In Hadoop, Minimum Replication factor is 1 time. It is possible for a single node Hadoop cluster.

In Hadoop, Maximum Replication factor is 512 times.

If 3 minimum replication factor then minimum 3 slave nodes are required.

If the replication factor is 10 then we need 10 slave nodes are required.



Here is simple for the replication factor:

'N' Replication Factor = 'N' Slave Nodes

Note: If the configured replication factor is 3 times but using 2 slave machines than actual replication factor is also 2 times.

How to configure Replication in Hadoop?

It is configured in the  hdfs-site.xml file.

/usr/local/hadoop/conf/hdfs-site.xml
<configuration>
<property>
<name> dfs.replication</name>
<value> 5 </value>
</property>
</value>

Design Rules Of Replication In Hadoop:

1. In Hadoop Replication is only applicable to Hadoop Distributed File System (HDFS) but not for Metadata.

2. Keep One Replication per slave node as per design.

3. Replication will only happen on Hadoop slave nodes alone but not on Hadoop Master node (because the master node is only for metadata management on its own. It will not maintain the data).

Storage only duplicates in Hadoop but not processing because processing us always unique.

Summary: In Hadoop, Replication factor is a major role for data backup mechanism in earlier days. Default replication factor always 3 except single node cluster environment.


Blocksize in Hadoop



How the data storage on HDFS:

BLOCK:

Individual storage unit on the Hadoop Distributed File System.

In Hadoop 1.X default block size is 64MB

In Hadoop 2.X default block size is 128MB

If any file request is coming to Hadoop cluster what are the steps:

Step 1: Hadoop Master node only receives the file request.

Step2: Based on the Blocksize configuration at that time, data will be divided into no.of blocks.
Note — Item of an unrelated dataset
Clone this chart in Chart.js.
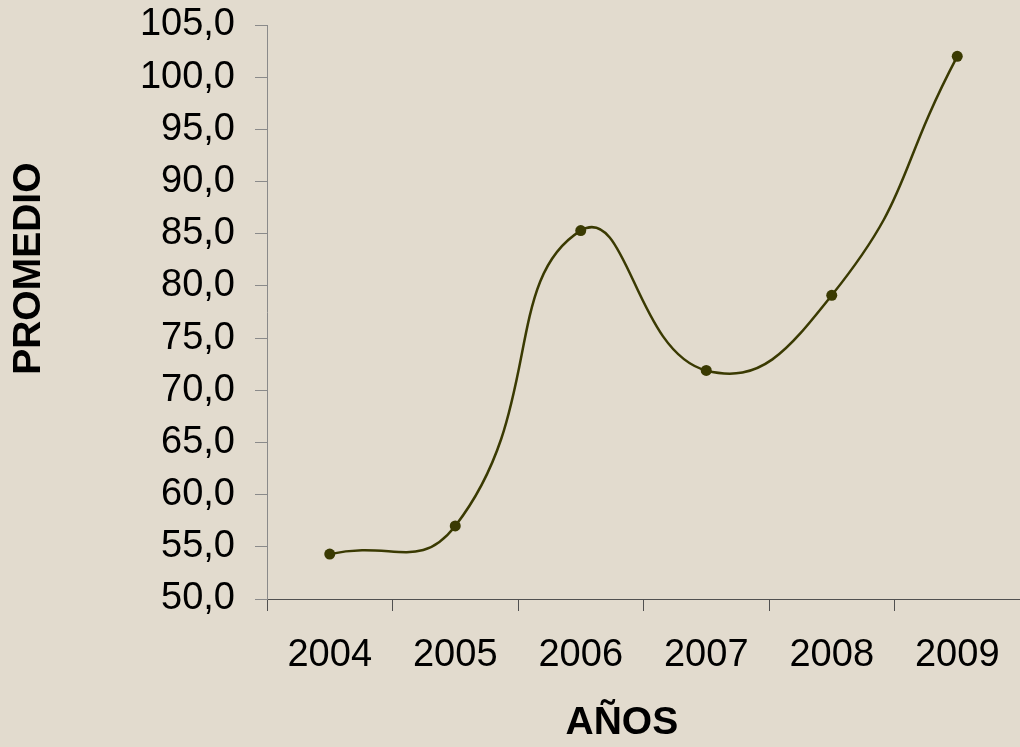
<!DOCTYPE html>
<html>
<head>
<meta charset="utf-8">
<script src="https://cdn.jsdelivr.net/npm/chart.js@4/dist/chart.umd.min.js"></script>
<style>
  html, body { margin: 0; padding: 0; background: #E2DBCE; }
  #wrap { width: 1020px; height: 747px; position: relative; overflow: hidden; }
</style>
</head>
<body>
<div id="wrap"><canvas id="c" width="1020" height="747"></canvas></div>
<script>
const years = ['2004', '2005', '2006', '2007', '2008', '2009'];
const promedio = [54.3, 57.0, 85.3, 71.9, 79.1, 102.0];
const yMin = 50, yMax = 105, yStep = 5;
const xTitle = 'AÑOS';
const yTitle = 'PROMEDIO';

const FONT = '"Liberation Sans", Arial, Helvetica, sans-serif';
const lineColor = '#3A3A02';

const bgPlugin = {
  id: 'bg',
  beforeDraw(chart) {
    const ctx = chart.ctx;
    ctx.save();
    ctx.fillStyle = '#E2DBCE';
    ctx.fillRect(0, 0, chart.width, chart.height);
    ctx.restore();
  }
};

new Chart(document.getElementById('c'), {
  type: 'line',
  data: {
    labels: years,
    datasets: [{
      label: yTitle,
      data: promedio,
      borderColor: lineColor,
      backgroundColor: lineColor,
      borderWidth: 2.5,
      tension: 0.5,
      pointRadius: 5.5,
      pointBackgroundColor: lineColor,
      pointBorderColor: lineColor,
      pointBorderWidth: 0,
      fill: false,
      clip: false
    }]
  },
  options: {
    responsive: false,
    animation: false,
    layout: { autoPadding: false, padding: { top: 25, right: 0, bottom: 0, left: 0 } },
    plugins: { legend: { display: false }, tooltip: { enabled: false } },
    scales: {
      x: {
        offset: true,
        grid: { display: true, offset: true, drawOnChartArea: false, tickLength: 12, color: '#505050', lineWidth: 1 },
        border: { display: true, color: '#505050', width: 1 },
        ticks: { color: '#000', font: { family: FONT, size: 38 }, padding: 22, maxRotation: 0 },
        title: { display: true, text: xTitle + '    ', color: '#000', font: { family: FONT, size: 39, weight: 'bold' }, padding: { top: 0, bottom: 0 } },
        afterFit(scale) { scale.height = 148; scale.paddingLeft = 0; scale.paddingRight = 0; }
      },
      y: {
        min: yMin, max: yMax,
        grid: { display: true, drawOnChartArea: false, tickLength: 12, color: '#8A8A8A', lineWidth: 1 },
        border: { display: true, color: '#8A8A8A', width: 1 },
        ticks: {
          stepSize: yStep,
          color: '#000',
          font: { family: FONT, size: 38 },
          padding: 20,
          callback: (v) => Number(v).toFixed(1).replace('.', ',')
        },
        title: { display: true, text: '        ' + yTitle, color: '#000', font: { family: FONT, size: 39, weight: 'bold' }, padding: { top: 6, bottom: 0 } },
        afterFit(scale) { scale.width = 267; scale.paddingTop = 0; scale.paddingBottom = 0; }
      }
    }
  },
  plugins: [bgPlugin]
});
</script>
</body>
</html>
How to configure “Blocksize” in Hadoop?

/usr/local/hadoop/conf/hdfs-site.xml
<configuration>
<property>
<name>dfs.block.size</name>
<value>14323883></value>
</property>
</configuration>

How to store data in HDFS:

Assume that we have A.log, B.log, and C.log files:

Scenario1:

A.log -> 200mb -> 200/64 -> 64mb 64mb 64mb 8mb+remaining

Senaario2:

B.log->192mb->192/64-> 64mb 64mb 64mb

Design Rules of Blocksize:

1.Irrespective of the file size: In Blocksize for each and every file dedicated to no.of blocks will be there in Hadoop.

2.Except for the last block: Remaining all the blocks of a file will hold the equal volume of data.

Hadoop master node only looks at the block size at the time of blocking the data(dividing data). Not at the time of reading the data because at the time of reading the data only metadata matters.